Antico and Ashton haven’t solicited donations from congregations or other faith-based organizations, but after information about their nonprofit spread by word-of-mouth and through the media, a wide variety of congregations began to contact them.

RIP Medical Debt buys debt for an average of 1% of what it’s worth -- a $100 donation buys $10,000 of debt.

RIP Medical Debt has now worked with nearly 100 congregations, and churches working with them forgave more than $250 million in debt in 2019. Antico has seen a high level of enthusiasm in their giving, as well as a commitment from pastors to be transparent with congregants about where the money is going.

“There’s a lot of pent-up desire to help,” he said. “It really galvanizes the congregation.”

There are many reasons people in need don’t receive charity care -- free or reduced-fee services -- and advocacy efforts could seek to change policies to ensure that people living in poverty aren’t saddled with medical debt in the first place, Antico said.

Blackmon called the Chicago efforts “a sacred launching pad” for continued debt abolition. UCC leaders set a goal of $50,000 to erase an estimated $5 million in medical debt in targeted regions across the country on Giving Tuesday, Dec. 3. The denomination’s Council for Health and Human Service Ministries, which includes UCC-affiliated hospitals, pledged $15,000.

UCC leaders exceeded their goal of $50,000 to erase an estimated $5 million in medical debt in targeted regions across the country on Giving Tuesday, Dec. 3. Donors had given more than $87,000 as of December 9.

What is the role of faith in changing the American health care and insurance systems? How does your theology inform the way that you think about these things?

In this fundraising, the UCC has not sought any grants or major donors outside the denomination. It plans to continue raising funds from its nearly 5,000 congregations, 38 conferences and affiliated organizations to buy and then abolish medical debt each quarter until at least its next national gathering, General Synod 2021.

Blackmon and other UCC leaders also plan to hold politicians accountable during the 2020 election for reforming health care.
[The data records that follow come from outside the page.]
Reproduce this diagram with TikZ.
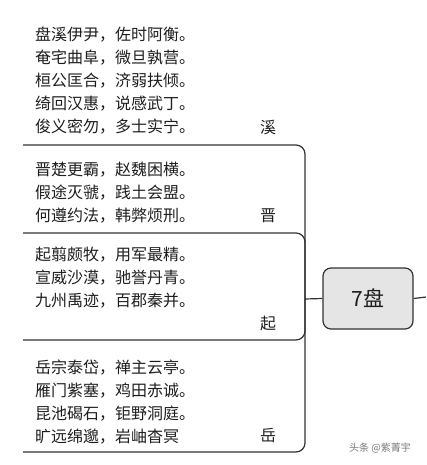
\documentclass[tikz,border=0pt]{standalone}
\usepackage{fontspec}
\setmainfont{Noto Sans CJK SC}
\usetikzlibrary{positioning}
\definecolor{traitFonce}{RGB}{50, 50, 50}
\definecolor{texteFonce}{RGB}{30, 30, 30}
\definecolor{fondGris}{RGB}{229, 229, 229}
\definecolor{texteGris}{RGB}{120, 120, 120}

\begin{document}
\begin{tikzpicture}[x=1pt, y=-1pt,
  verse/.style={anchor=north west, align=left, inner sep=0pt,
    text=texteFonce, font=\fontsize{16}{23}\selectfont},
  tag/.style={anchor=base, inner sep=0pt, text=texteFonce,
    font=\fontsize{16}{23}\selectfont},
  hub/.style={rectangle, rounded corners=8pt, draw=traitFonce,
    fill=fondGris, line width=1.2pt, minimum width=90pt,
    minimum height=61pt, text=texteFonce, font=\fontsize{21}{25}\selectfont},
  branch/.style={draw=traitFonce, line width=1.2pt, rounded corners=9pt},
]
\useasboundingbox (0,0) rectangle (426,465);
\node[hub] (pan) at (368, 298.5) {7盘};
\coordinate (fork) at (305, 299);
\coordinate (sortie) at (426, 297);
% groupes de vers
\node[verse] (xiText)  at (35, 27)
  {盘溪伊尹，佐时阿衡。\\奄宅曲阜，微旦孰营。\\桓公匡合，济弱扶倾。\\绮回汉惠，说感武丁。\\俊义密勿，多士实宁。};
\node[verse] (jinText) at (35, 162)
  {晋楚更霸，赵魏困横。\\假途灭虢，践土会盟。\\何遵约法，韩弊烦刑。};
\node[verse] (qiText)  at (35, 247)
  {起翦颇牧，用军最精。\\宣威沙漠，驰誉丹青。\\九州禹迹，百郡秦并。};
\node[verse] (yueText) at (35, 360)
  {岳宗泰岱，禅主云亭。\\雁门紫塞，鸡田赤诚。\\昆池碣石，钜野洞庭。\\旷远绵邈，岩岫杳冥};
\node[tag] (xi)  at (268, 134) {溪};
\node[tag] (jin) at (268, 221) {晋};
\node[tag] (qi)  at (268, 329) {起};
\node[tag] (yue) at (268, 441) {岳};
\coordinate (xiEnd)  at (23, 145);
\coordinate (jinEnd) at (23, 233);
\coordinate (qiEnd)  at (23, 340);
\coordinate (yueEnd) at (23, 452);
\foreach \b in {xiEnd, jinEnd, qiEnd, yueEnd}
  \draw[branch] (fork) |- (\b);
\draw[branch] (pan.west) -- (fork);
\draw[branch] (pan.east) -- (sortie);
\node[text=texteGris, font=\fontsize{10}{12}\selectfont] (marque)
  at (380, 448) {头条 @紫菁宇};
\end{tikzpicture}
\end{document}
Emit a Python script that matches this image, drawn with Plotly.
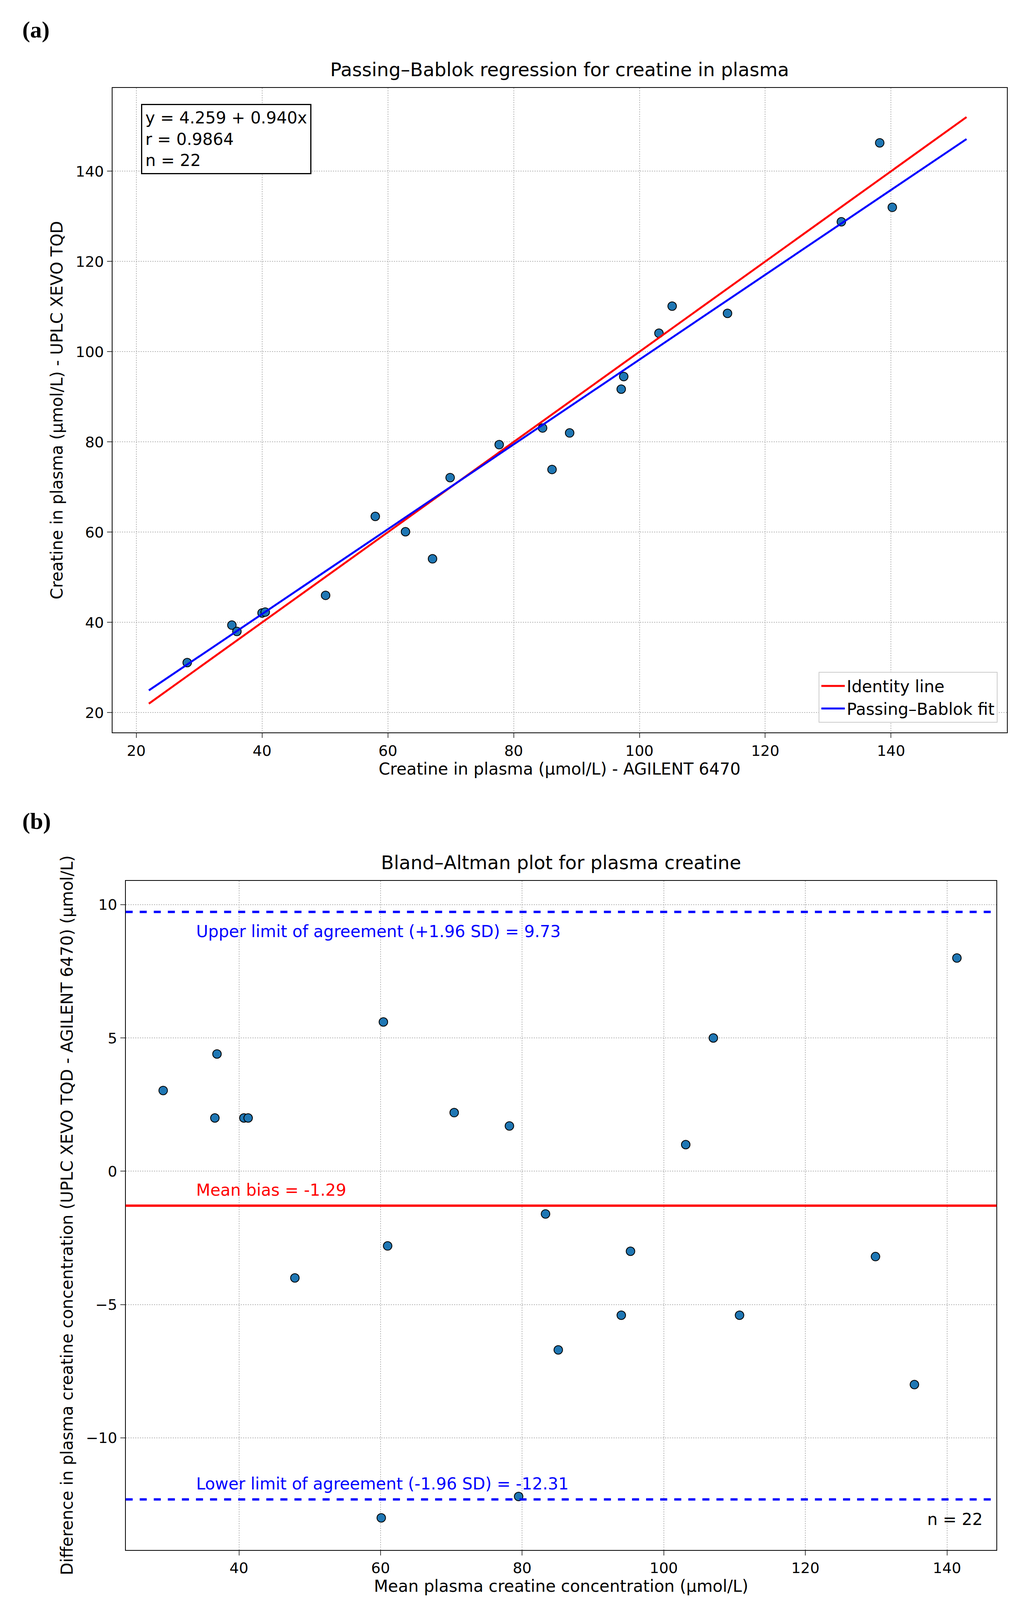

“Health care costs are an equal-opportunity destroyer,” Blackmon said. “[This issue] cuts across race; it cuts across geography; it cuts across gender; it cuts across sexuality; it cuts across political parties.”

Questions to consider

  • Medical debt is a wicked problem throughout America. What are other wicked problems that could be addressed in similar ways?
  • This story is one of effective regional partnerships working together to address a problem. Who are your partners at a local or regional level? What organizations, like RIP Medical Debt, could you work with to address other issues?
  • Who in your community or congregation is struggling with medical debt? How could your congregation help them?
  • About 66% of American bankruptcies result from medical debt. What is the role of faith in changing the American health care and insurance systems? How does your theology inform the way that you think about these things?